# Help: soundproof balcony door



## DkyDky (Feb 11, 2013)

I just moved to a new apartment where the sliding door to the balcony leaks a lot of traffic noise from outside. The door doesn’t align perfectly with the frame and the brush strips are worn out.

Does anyone know a company that can help me with this? The brush strips needs to be replaced and possibly the door needs to be adjusted.

The maintenance guys in the building can’t/are not interested in helping me.


----------



## Peterf (Jan 9, 2012)

DkyDky said:


> I just moved to a new apartment where the sliding door to the balcony leaks a lot of traffic noise from outside. The door doesn’t align perfectly with the frame and the brush strips are worn out.
> 
> Does anyone know a company that can help me with this? The brush strips needs to be replaced and possibly the door needs to be adjusted.
> 
> The maintenance guys in the building can’t/are not interested in helping me.


I had the same problem & did the following:
A quick trip to Ace Hardware on SZR
30AED for a couple of rolls of foam
10 minutes ripping off old foam and installing new foam using enough foam to fill in the gaps where the door didn't align.
30 minutes congratulating myself on a job well done with a wheat beverage 

Good luck


----------



## sammylou (Oct 29, 2012)

have you first tried asking the landlord about it? they may have a maintenance contract with someone and it would be a relatively cheap fix if so.


----------



## DkyDky (Feb 11, 2013)

Peterf said:


> I had the same problem & did the following:
> A quick trip to Ace Hardware on SZR
> 30AED for a couple of rolls of foam
> 10 minutes ripping off old foam and installing new foam using enough foam to fill in the gaps where the door didn't align.
> ...


Was this for a sliding door? I think I have to lift the door away to be able to replace all the strips, which I'm not sure I wan't to do by myself 



sammylou said:


> have you first tried asking the landlord about it? they may have a maintenance contract with someone and it would be a relatively cheap fix if so.

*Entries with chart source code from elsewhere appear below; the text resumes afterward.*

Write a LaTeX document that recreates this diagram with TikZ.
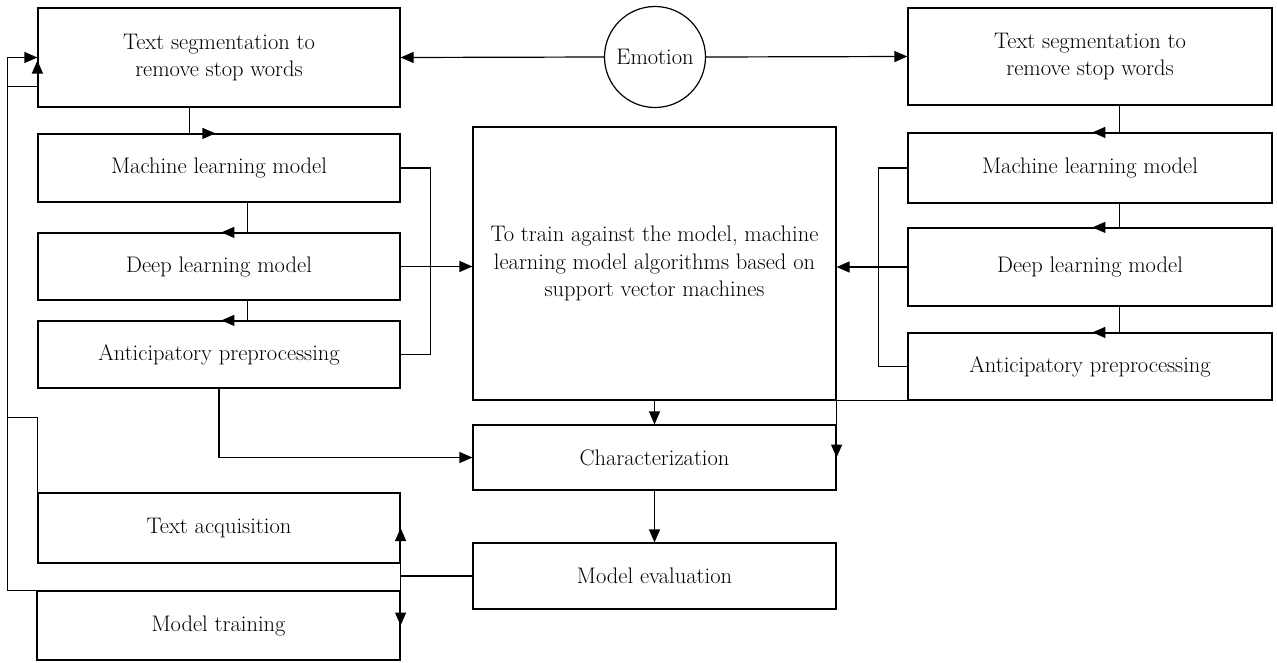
\documentclass[tikz,border=0pt]{standalone}
\usetikzlibrary{arrows.meta,calc}
\begin{document}
\begin{tikzpicture}[x=1pt,y=-1pt,
  every node/.style={font=\fontsize{22.5}{27.5}\selectfont},
  box/.style={draw, rectangle, line width=1.2pt, inner sep=0pt, align=center},
  link/.style={line width=1.2pt},
  arr/.style={link, -{Triangle[length=13pt,width=11pt]}}]
\useasboundingbox (0,0) rectangle (1277,662);

% left column
\node[box, minimum width=362, minimum height=99] (tsl) at (219,57.5) {Text segmentation to\\remove stop words};
\node[box, minimum width=362, minimum height=68] (mll) at (219,168) {Machine learning model};
\node[box, minimum width=362, minimum height=67] (dll) at (219,266.5) {Deep learning model};
\node[box, minimum width=362, minimum height=67] (apl) at (219,354.5) {Anticipatory preprocessing};
\node[box, minimum width=362, minimum height=70] (ta) at (219,528) {Text acquisition};
\node[box, minimum width=363, minimum height=69] (mt) at (218.5,625.5) {Model training};

% right column
\node[box, minimum width=364, minimum height=97] (tsr) at (1090,56.5) {Text segmentation to\\remove stop words};
\node[box, minimum width=364, minimum height=70] (mlr) at (1090,168) {Machine learning model};
\node[box, minimum width=364, minimum height=78] (dlr) at (1090,267) {Deep learning model};
\node[box, minimum width=364, minimum height=67] (apr) at (1090,366.5) {Anticipatory preprocessing};

% centre column
\node[draw, circle, line width=1.2pt, minimum size=101, inner sep=0pt] (emo) at (655,57) {Emotion};
\node[box, minimum width=363, minimum height=273] (svm) at (654.5,263.5) {To train against the model, machine\\learning model algorithms based on\\support vector machines};
\node[box, minimum width=363, minimum height=65] (chr) at (654.5,457.5) {Characterization};
\node[box, minimum width=363, minimum height=66] (me) at (654.5,576) {Model evaluation};

% emotion to both segmentation boxes
\draw[arr] (emo.west) -- (tsl.east);
\draw[arr] (emo.east) -- (tsr.west);

% left chain
\draw[arr] ($(tsl.south west)+(152,0)$) -- ($(mll.north west)+(152,0)$) -- ($(mll.north west)+(178,0)$);
\draw[arr] ($(mll.south west)+(210,0)$) -- ($(dll.north west)+(210,0)$) -- ($(dll.north west)+(184,0)$);
\draw[arr] ($(dll.south west)+(210,0)$) -- ($(apl.north west)+(210,0)$) -- ($(apl.north west)+(184,0)$);

% right chain
\draw[arr] ($(tsr.south west)+(212,0)$) -- ($(mlr.north west)+(212,0)$) -- ($(mlr.north west)+(185,0)$);
\draw[arr] ($(mlr.south west)+(212,0)$) -- ($(dlr.north west)+(212,0)$) -- ($(dlr.north west)+(185,0)$);
\draw[arr] ($(dlr.south west)+(212,0)$) -- ($(apr.north west)+(212,0)$) -- ($(apr.north west)+(185,0)$);

% left bracket into the SVM box
\draw[link] (mll.east) -- ++(30,0) |- (apl.east);
\draw[arr] (dll.east) -- (dll.east -| svm.west);

% right bracket into the SVM box
\draw[link] (mlr.west) -- ++(-29,0) |- (apr.west);
\draw[arr] (dlr.west) -- (dlr.west -| svm.east);

% into characterization
\draw[arr] (svm.south) -- (chr.north);
\draw[arr] (apr.south west) -- (svm.south east) -- (chr.east);
\draw[arr] (apl.south) |- (chr.west);
\draw[arr] (chr.south) -- (me.north);

% evaluation back to acquisition and training
\coordinate (jn) at (ta.east |- me.west);
\draw[link] (me.west) -- (jn);
\draw[arr] (jn) -- (ta.east);
\draw[arr] (jn) -- (mt.east);

% feedback loops to the left segmentation box
\draw[arr] (mt.north west) -- ++(-29,0) |- (tsl.west);
\draw[arr] (ta.north west) -- ++(0,-75) -- ++(-30,0) -- ++(0,-331) -- ++(30,0) -- ($(tsl.west)+(0,3)$);
\end{tikzpicture}
\end{document}
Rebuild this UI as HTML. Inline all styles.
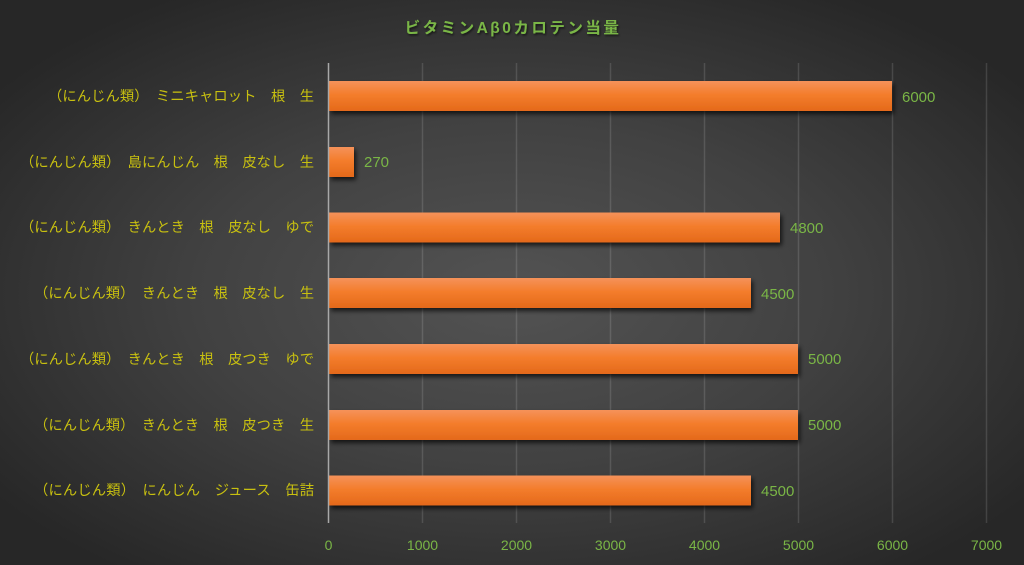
<!DOCTYPE html>
<html><head><meta charset="utf-8">
<style>
html,body{margin:0;padding:0;}
body{width:1024px;height:565px;overflow:hidden;background:#2a2a2a;}
svg{display:block;}
</style></head>
<body>
<svg width="1024" height="565" viewBox="0 0 1024 565" xmlns="http://www.w3.org/2000/svg">
<defs>
<radialGradient id="bg" cx="50%" cy="52%" r="62%" fx="50%" fy="52%">
<stop offset="0" stop-color="#535353"/>
<stop offset="0.5" stop-color="#414141"/>
<stop offset="1" stop-color="#272727"/>
</radialGradient>
<linearGradient id="bar" x1="0" y1="0" x2="0" y2="1">
<stop offset="0" stop-color="#f5925a"/>
<stop offset="0.45" stop-color="#f47d2c"/>
<stop offset="1" stop-color="#e4691a"/>
</linearGradient>
<filter id="sh" x="-5%" y="-30%" width="115%" height="180%">
<feGaussianBlur in="SourceAlpha" stdDeviation="2.5"/>
<feOffset dx="2" dy="3" result="b"/>
<feComponentTransfer><feFuncA type="linear" slope="0.7"/></feComponentTransfer>
<feMerge><feMergeNode/><feMergeNode in="SourceGraphic"/></feMerge>
</filter>
<filter id="ts" x="-10%" y="-30%" width="120%" height="160%">
<feGaussianBlur in="SourceAlpha" stdDeviation="1"/>
<feOffset dx="1" dy="1.5"/>
<feComponentTransfer><feFuncA type="linear" slope="0.6"/></feComponentTransfer>
<feMerge><feMergeNode/><feMergeNode in="SourceGraphic"/></feMerge>
</filter>
</defs>
<rect x="0" y="0" width="1024" height="565" fill="url(#bg)"/>

<text x="513" y="33" text-anchor="middle" font-family="'Liberation Sans','Noto Sans CJK JP',sans-serif" font-weight="bold" font-size="15.5" letter-spacing="2.5" fill="#7ab646" filter="url(#ts)">ビタミンAβ0カロテン当量</text>

<g stroke="#ffffff" stroke-opacity="0.13" stroke-width="1.5">
<line x1="422.5" y1="63" x2="422.5" y2="523"/>
<line x1="516.5" y1="63" x2="516.5" y2="523"/>
<line x1="610.5" y1="63" x2="610.5" y2="523"/>
<line x1="704.5" y1="63" x2="704.5" y2="523"/>
<line x1="798.5" y1="63" x2="798.5" y2="523"/>
<line x1="892.5" y1="63" x2="892.5" y2="523"/>
<line x1="986.5" y1="63" x2="986.5" y2="523"/>
</g>

<g filter="url(#sh)" fill="url(#bar)">
<rect x="329" y="81" width="563" height="30"/>
<rect x="329" y="147" width="25" height="30"/>
<rect x="329" y="212.5" width="451" height="30"/>
<rect x="329" y="278" width="422" height="30"/>
<rect x="329" y="344" width="469" height="30"/>
<rect x="329" y="410" width="469" height="30"/>
<rect x="329" y="475.5" width="422" height="30"/>
</g>

<line x1="328.5" y1="63" x2="328.5" y2="523" stroke="#a8a8a8" stroke-width="1.5"/>

<g font-family="'Liberation Sans','Noto Sans CJK JP',sans-serif" font-size="15" fill="#7ab646">
<text x="902" y="102">6000</text>
<text x="364" y="167">270</text>
<text x="790" y="233">4800</text>
<text x="761" y="299">4500</text>
<text x="808" y="364">5000</text>
<text x="808" y="430">5000</text>
<text x="761" y="496">4500</text>
</g>

<g font-family="'Liberation Sans','Noto Sans CJK JP',sans-serif" font-size="14" fill="#7ab646" text-anchor="middle">
<text x="328.5" y="550">0</text>
<text x="422.5" y="550">1000</text>
<text x="516.5" y="550">2000</text>
<text x="610.5" y="550">3000</text>
<text x="704.5" y="550">4000</text>
<text x="798.5" y="550">5000</text>
<text x="892.5" y="550">6000</text>
<text x="986.5" y="550">7000</text>
</g>

<g font-family="'Noto Sans CJK JP','WenQuanYi Zen Hei',sans-serif" font-size="14.3" fill="#c8c010" lengthAdjust="spacing">
<text x="48" y="101" textLength="266" lengthAdjust="spacing">（にんじん類）　ミニキャロット　根　生</text>
<text x="20" y="167" textLength="294" lengthAdjust="spacing">（にんじん類）　島にんじん　根　皮なし　生</text>
<text x="20" y="232" textLength="294" lengthAdjust="spacing">（にんじん類）　きんとき　根　皮なし　ゆで</text>
<text x="34" y="298" textLength="280" lengthAdjust="spacing">（にんじん類）　きんとき　根　皮なし　生</text>
<text x="20" y="364" textLength="294" lengthAdjust="spacing">（にんじん類）　きんとき　根　皮つき　ゆで</text>
<text x="34" y="430" textLength="280" lengthAdjust="spacing">（にんじん類）　きんとき　根　皮つき　生</text>
<text x="34" y="495" textLength="280" lengthAdjust="spacing">（にんじん類）　にんじん　ジュース　缶詰</text>
</g>
</svg>
</body></html>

Yes, I have talked to the landlord. He said he would look into it. But I know from experience that it's faster to do things by yourself here in Dubai  Hopefully the landlord will pay for my expenses.


----------



## Peterf (Jan 9, 2012)

DkyDky said:


> Was this for a sliding door? I think I have to lift the door away to be able to replace all the strips, which I'm not sure I wan't to do by myself  Yes, I have talked to the landlord. He said he would look into it. But I know from experience that it's faster to do things by yourself here in Dubai  Hopefully the landlord will pay for my expenses.


Yes it was. 

Loosen the top screw, lift door off track & lean against wall. Replace strips, reinsert door & adjust accordingly. There's only 2 screws so you can't go wrong. The door isn't too heavy, maybe 25-30kg.


----------



## saraswat (Apr 28, 2012)

And don't forget to arrange for the wheat beverage ....


----------



## DkyDky (Feb 11, 2013)

Peterf said:


> Yes it was.
> 
> Loosen the top screw, lift door off track & lean against wall. Replace strips, reinsert door & adjust accordingly. There's only 2 screws so you can't go wrong. The door isn't too heavy, maybe 25-30kg.


Ok, thanks! Will give it a try if I don't get any other suggestions.



saraswat said:


> And don't forget to arrange for the wheat beverage ....


:thumb:


----------



## vantage (May 10, 2012)

Peterf said:


> Yes it was.
> 
> Loosen the top screw, lift door off track & lean against wall. Replace strips, reinsert door & adjust accordingly. There's only 2 screws so you can't go wrong. The door isn't too heavy, maybe 25-30kg.


careful..... 
there's more than one sort of sliding door.....


----------



## Frenjon (Jul 30, 2013)

Hi DkyDky..

I don't have any experiences with them personally, but a few of my colleagues recommended a company by the name of "Jim Will Fix It"..

Jim Will Fix It
https://www.facebook.com/jimwillfixitdubai

Let me know how it goes 
I have a balcony door at my apartment that's not very good at keeping the traffic noise out... 
I was thinking of giving "Jim" a call.

-Jonas


----------



## sammylou (Oct 29, 2012)

please report back and let us know how you end up fixing it!


----------



## DkyDky (Feb 11, 2013)

Frenjon said:


> Hi DkyDky..
> 
> I don't have any experiences with them personally, but a few of my colleagues recommended a company by the name of "Jim Will Fix It"..
> 
> ...


Unfortunately "Jim" said that he doesn't provide that service. 



sammylou said:


> please report back and let us know how you end up fixing it!


Will do!


----------